We’re being clobbered on the head with Yiddishisms. Less is more, as in:

Moishe tripped over a piece of gefilte fish that was lying on the kitchen floor.

“Oy gevalt!” Sadie said. “The scare you gave me.”

“Well, I didn’t expect there should be fish on the floor,” Moishe said.

Here we get the flavor of the ethnicity without having it shoved down our throat.

Mark Twain is considered a master of dialect, but it’s important to remember how difficult it is to read the character of Jim, the escaped slave, in The Adventures of Huckleberry Finn because the dialect is executed so faithfully:

“Well, you see, it ‘uz dis way. Ole missusdat’s Miss Watsonshe pecks on me all de time, en treats me potty rough, but she awluz said she wouldn’t sell me down to Orleans.”

But it is possible to make dialect work smoothly if you focus on just giving a flavor of it—with key words and speech patterns and rhythms.
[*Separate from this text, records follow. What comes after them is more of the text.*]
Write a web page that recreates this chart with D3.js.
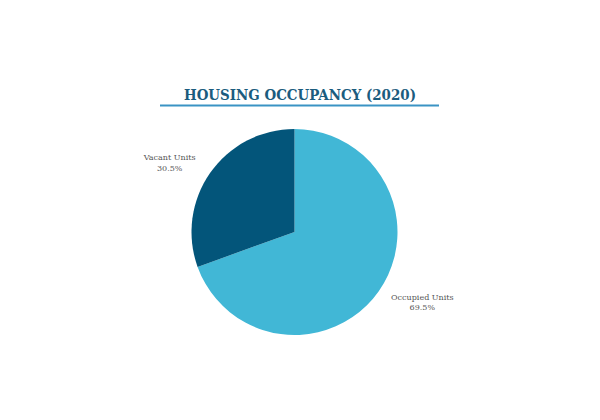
<!DOCTYPE html>
<html>
<head>
<meta charset="utf-8">
<script src="https://cdn.jsdelivr.net/npm/d3@7"></script>
<style>
  html, body { margin: 0; padding: 0; background: #fff; }
  svg { display: block; }
</style>
</head>
<body>
<svg id="chart" width="600" height="420"></svg>
<script>
// Data ---
var categories = ["Occupied Units", "Vacant Units"];
var shares = [69.5, 30.5];
var colors = ["#41b7d6", "#03557a"];

var width = 600, height = 420;
var cx = 294.5, cy = 232, radius = 103;

var svg = d3.select("#chart");

//  Title ---
svg.append("text")
    .attr("x", 300)
    .attr("y", 100)
    .attr("text-anchor", "middle")
    .attr("textLength", 232)
    .attr("lengthAdjust", "spacingAndGlyphs")
    .style("font-family", "'DejaVu Serif', serif")
    .style("font-weight", "bold")
    .style("font-size", "14.5px")
    .style("fill", "#1b5c7e")
    .text("HOUSING OCCUPANCY (2020)");

svg.append("line")
    .attr("x1", 160).attr("x2", 439)
    .attr("y1", 105.5).attr("y2", 105.5)
    .style("stroke", "#3a93c4")
    .style("stroke-width", 2);

//  Pie ---
var data = categories.map(function (c, i) {
    return { name: c, value: shares[i], color: colors[i] };
});

var pie = d3.pie()
    .sort(null)
    .value(function (d) { return d.value; });

var arc = d3.arc().innerRadius(0).outerRadius(radius);

var g = svg.append("g")
    .attr("transform", "translate(" + cx + "," + cy + ")");

var arcs = pie(data);

g.selectAll("path")
    .data(arcs)
    .enter().append("path")
    .attr("d", arc)
    .style("fill", function (d) { return d.data.color; });

//  Labels ---
var labelArc = d3.arc().innerRadius(radius * 1.41).outerRadius(radius * 1.41);

var label = g.selectAll(".label")
    .data(arcs)
    .enter().append("text")
    .attr("class", "label")
    .attr("text-anchor", "middle")
    .attr("transform", function (d) {
        var c = labelArc.centroid(d);
        // push labels outward horizontally, pull toward the middle vertically
        var x = c[0] + (c[0] < 0 ? -6 : 9);
        var y = c[1] + (c[1] < 0 ? 14 : -14);
        return "translate(" + x + "," + y + ")";
    })
    .style("font-family", "'DejaVu Serif', serif")
    .style("font-size", "8px")
    .style("fill", "#555");

label.append("tspan")
    .attr("x", 0)
    .attr("dy", "-0.25em")
    .text(function (d) { return d.data.name; });
label.append("tspan")
    .attr("x", 0)
    .attr("dy", "1.35em")
    .text(function (d) { return d.data.value.toFixed(1) + "%"; });
</script>
</body>
</html>
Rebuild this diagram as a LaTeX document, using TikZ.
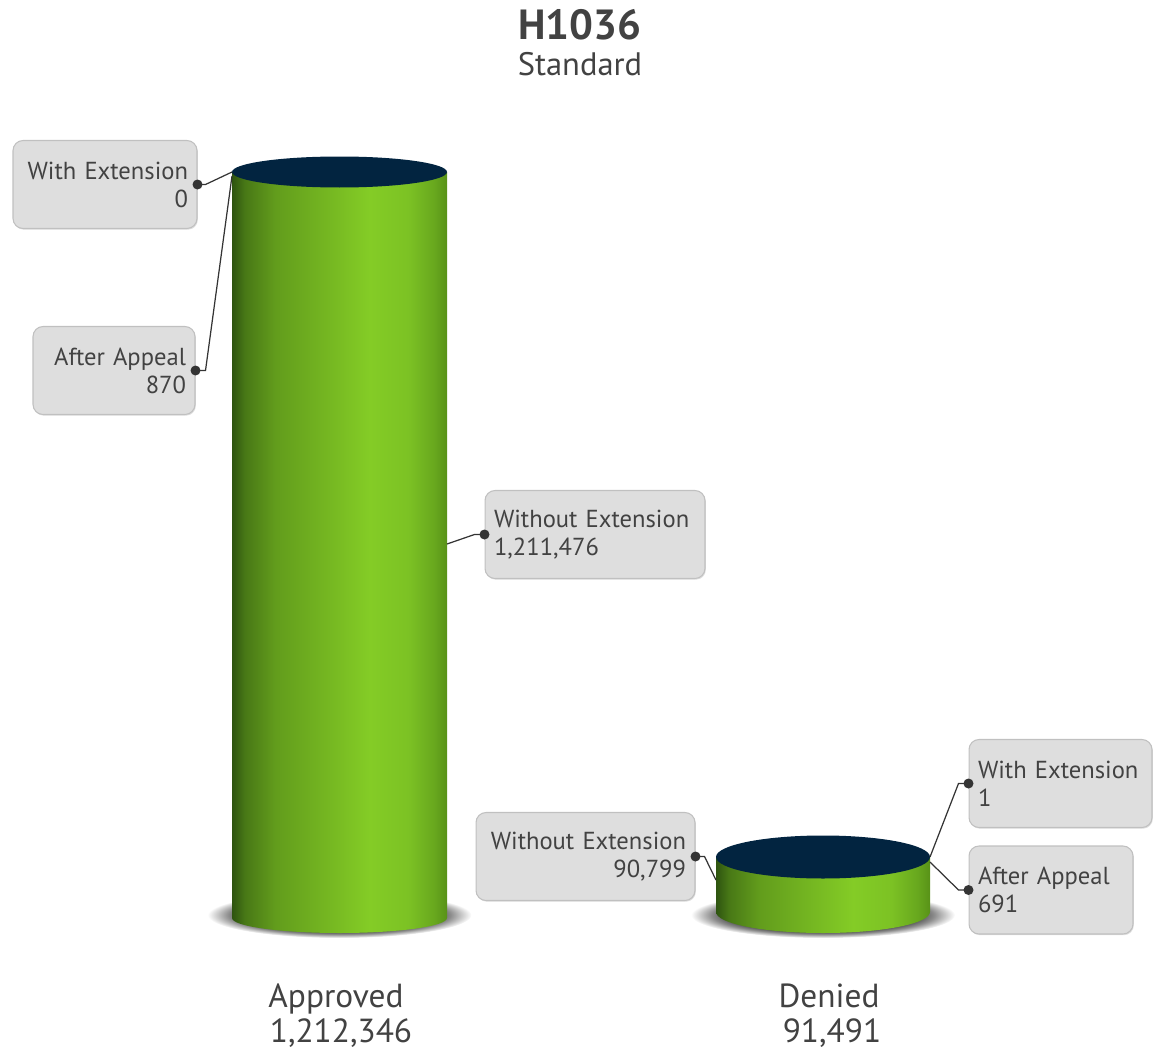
\documentclass[tikz,border=0pt]{standalone}
\usepackage{fontspec}
\setmainfont{PT Sans}
\usetikzlibrary{shadows}

\definecolor{navy}{RGB}{2,36,64}
\definecolor{boxfill}{RGB}{222,222,222}
\definecolor{boxline}{RGB}{192,192,192}
\definecolor{txt}{RGB}{66,66,66}
\definecolor{linegray}{RGB}{52,52,52}
\definecolor{gA}{RGB}{46,84,16}
\definecolor{gB}{RGB}{72,120,22}
\definecolor{gC}{RGB}{98,156,28}
\definecolor{gD}{RGB}{132,204,38}
\definecolor{gE}{RGB}{124,194,36}
\definecolor{gF}{RGB}{104,168,30}
\definecolor{gG}{RGB}{88,146,24}

\pgfdeclarehorizontalshading{cylgreen}{100bp}{color(0bp)=(gA); color(25bp)=(gA);
  color(28bp)=(gB); color(35bp)=(gC); color(57bp)=(gD); color(66bp)=(gE);
  color(72bp)=(gF); color(75bp)=(gG); color(100bp)=(gG)}
\pgfdeclareradialshading{cylshadow}{\pgfpoint{0bp}{0bp}}{color(0bp)=(black!65);
  color(19bp)=(black!62); color(21bp)=(black!45); color(25bp)=(white); color(50bp)=(white)}

\tikzset{
  lbl/.style={draw=boxline, fill=boxfill, rounded corners=2mm, line width=0.6pt,
    text=txt, inner xsep=0.18cm, minimum height=1.76cm,
    font=\fontsize{14}{16}\selectfont,
    drop shadow={shadow xshift=0.5pt, shadow yshift=-0.7pt, opacity=0.25}},
  conn/.style={draw=linegray, line width=0.7pt},
  cat/.style={text=txt, anchor=base, font=\fontsize{19}{20}\selectfont},
}

\begin{document}
\begin{tikzpicture}[x=0.02cm, y=0.02cm]
    \useasboundingbox (0,0) rectangle (1153,-1051);
    \node[text=txt, anchor=base, font=\bfseries\fontsize{24}{28}\selectfont] (title) at (580,-40) {H1036};
    \node[text=txt, anchor=base, font=\fontsize{18.5}{22}\selectfont] (subtitle) at (580,-76) {Standard};
    % shadows under the bars
    \shade[shading=cylshadow] (339.5,-915) ellipse [x radius=132, y radius=23];
    \shade[shading=cylshadow] (823,-915) ellipse [x radius=132, y radius=23];
    % Approved
    \shade[shading=cylgreen] (232,-172) -- (232,-918) arc [start angle=180, end angle=360, x radius=107.5, y radius=15] -- (447,-172) -- cycle;
    \fill[navy] (339.5,-172) ellipse [x radius=107.5, y radius=15.5];
    % Denied
    \shade[shading=cylgreen] (716,-857) -- (716,-912) arc [start angle=180, end angle=360, x radius=107, y radius=21] -- (930,-857) -- cycle;
    \fill[navy] (823,-857) ellipse [x radius=107, y radius=21.5];
    \coordinate (apptopl) at (232,-172);
    \coordinate (apptopl2) at (232,-176);
    \coordinate (appside) at (447,-544);
    \coordinate (denside) at (716,-880);
    \coordinate (dentopr) at (930,-857);
    \coordinate (dentopr2) at (930,-862);
    \node[lbl, text width=3.32cm, align=right] (appwith) at (105,-184.5) {With Extension\\0};
    \node[lbl, text width=2.88cm, align=right] (appappeal) at (114,-370.5) {After Appeal\\870};
    \node[lbl, text width=4.04cm, align=left] (appwithout) at (595,-534.5) {Without Extension\\1,211,476};
    \node[lbl, text width=4.02cm, align=right] (denwithout) at (585.5,-856.5) {Without Extension\\90,799};
    \node[lbl, text width=3.30cm, align=left] (denwith) at (1060.5,-783.5) {With Extension\\1};
    \node[lbl, text width=2.92cm, align=left] (denappeal) at (1051,-890) {After Appeal\\691};
    \draw[conn] (appwith.east) -- ++(8,0) -- (apptopl);
    \draw[conn] (appappeal.east) -- ++(10,0) -- (apptopl2);
    \draw[conn] (appwithout.west) -- ++(-10,0) -- (appside);
    \draw[conn] (denwithout.east) -- ++(9,0) -- (denside);
    \draw[conn] (denwith.west) -- ++(-10,0) -- (dentopr);
    \draw[conn] (denappeal.west) -- ++(-10,0) -- (dentopr2);
    \foreach \n/\a in {appwith/east, appappeal/east, appwithout/west, denwithout/east, denwith/west, denappeal/west}
      \fill[linegray] (\n.\a) circle (5);
    \node[cat] (appname) at (336,-1007) {Approved};
    \node[cat] (appval) at (341,-1042) {1,212,346};
    \node[cat] (denname) at (829,-1007) {Denied};
    \node[cat] (denval) at (832,-1042) {91,491};
\end{tikzpicture}
\end{document}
In Beloved—which deals with black characters living around the time of the Civil War, contemporaries of Twain’s Jim—Toni Morrison manages to capture the essence of her characters’ dialect without throwing it in the reader’s face:

“Wait here. Somebody be here directly. Don’t move. They’ll find you.”

“Thank you,” she said. “I wish I knew your name so I could remember you right.”

“Name’s Stamp,” he said. “Stamp Paid. Watch out for that there baby, you hear?”

“I hear, I hear,” she said, but she didn’t.

Nothing about the dialogue looks terribly foreign to the reader, but we get the sense of dialect through the little touches like “Somebody be here directly” and “Watch out for that there baby, you hear?” Morrison has found the proper balance.

Another alternative to dialect is simply to state that a character has an accent or a dialect, or have another character comment on this fact, then write dialogue as you normally would. This method gets your point across without confusing the reader.

A semirelated matter: make sure that you’re not making the reader experience the same speech difficulties as your characters. If you have a character who stutters, avoid showing it in this distracting fashion:

“III’m not sh-sure,” Joe said.

Go for the simpler:

“I’m not sure,” Joe stammered.

You also want to be fairly sparing with such circumlocutions as “uhm,” “uh,” “well,” and “you know.”

And, uh, well, I guess that’s what I’ve got to say on dialogue.